You carved out a path to this local Church almost 95 years ago at the invitation of the Bishop Hoban, the second bishop of the Diocese of Scranton, settling in Dunmore in June 1926.  Beginning in those earliest of days, you baked altar breads to sustain yourselves and you welcomed retreatants to your monastery, creating a sacred space where their faith would be nourished and their relationship with Jesus would deepen.

45 years after your arrival, your mission had expanded to touch so many lives that you recognized the need to change – to leave the comfort of your first home in this area – and to move to a larger monastery and retreat center – this cherished place that we’ve all known as home in one way or another since 1970.

Now, 50 years later, you, dear Sisters – especially Sister Teresita and Sister Olive – face yet another challenge and the need to once again change.  This time, the change is not precipitated by growth but by diminishment.  And we know that change is never easy.  It brings with it a sadness, doesn’t it?  It forces us to let go of that which is familiar and propels us, to a certain extent, into the unknown.
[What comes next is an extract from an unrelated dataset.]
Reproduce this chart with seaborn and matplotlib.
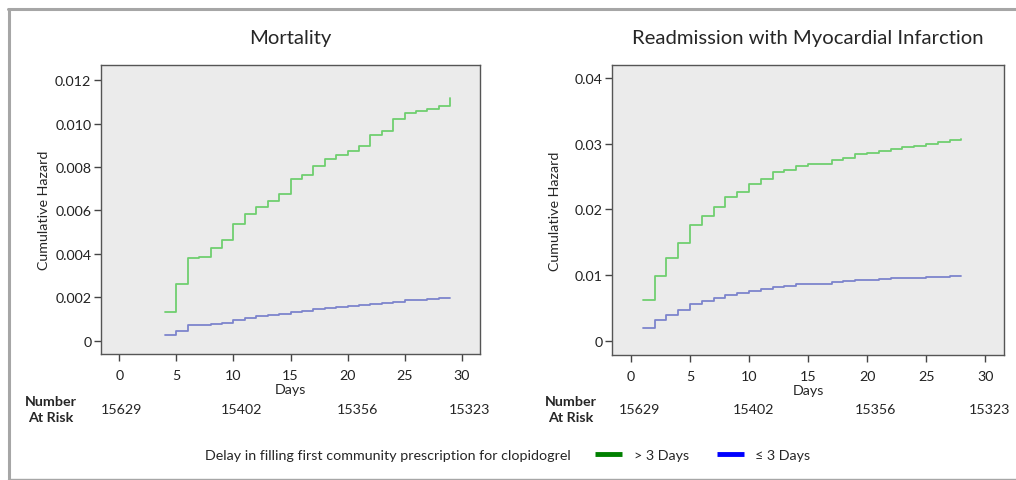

Yet, in this time of change, Sisters, your mission is needed more than ever:  to contemplate, live and spread the mystery of the Cross.  And the “good news” of today’s Gospel and the heart of the blest mission that you have been called to embrace assures us that your work in preparing the way of the Lord, through the grace of God, will flourish wherever Providence takes you.

Recall that despite the challenges of the world in which he found himself, John the Baptist proclaimed a message of hope to a world waiting to be reborn.  Sisters, in the spirit of this holy season, know that your work is not ending.  To the contrary, your mission, like that of John the Baptist, is to continue to provide hope to all of us who seek new life in Jesus.

Following the request of Bishop Hoban for the establishment of a community of Passionist Sisters in our Diocese 1925, Father Stanislaus Grennan, Provincial of the Passionists, responded to the Bishop:  “These good, contemplative souls will bring great blessings on your Church.”

Sisters, Father Grennan words were providential.  You have been a blessing beyond measure to countless lives that have crossed the threshold of this monastery and to the faithful of the Diocese of Scranton.  We will never be able to sufficiently thank you for all that you have done and been for us through the witness of your prayer and the lived experience of your faith.  While we will miss you, please know that our love and our prayers go with you and bind us together in Jesus, wherever life’s journey leads.

And so, we gather in faith to celebrate the Eucharist and to remember the Passionist Sisters of Saint Gabriel Monastery who have lived their faith in Jesus Christ and the power of his passion as they have served the people of this local Church for 94 years.  May our prayer today around the table of the Lord be one of gratitude and hope:  gratitude for all that has been and hope for what will be.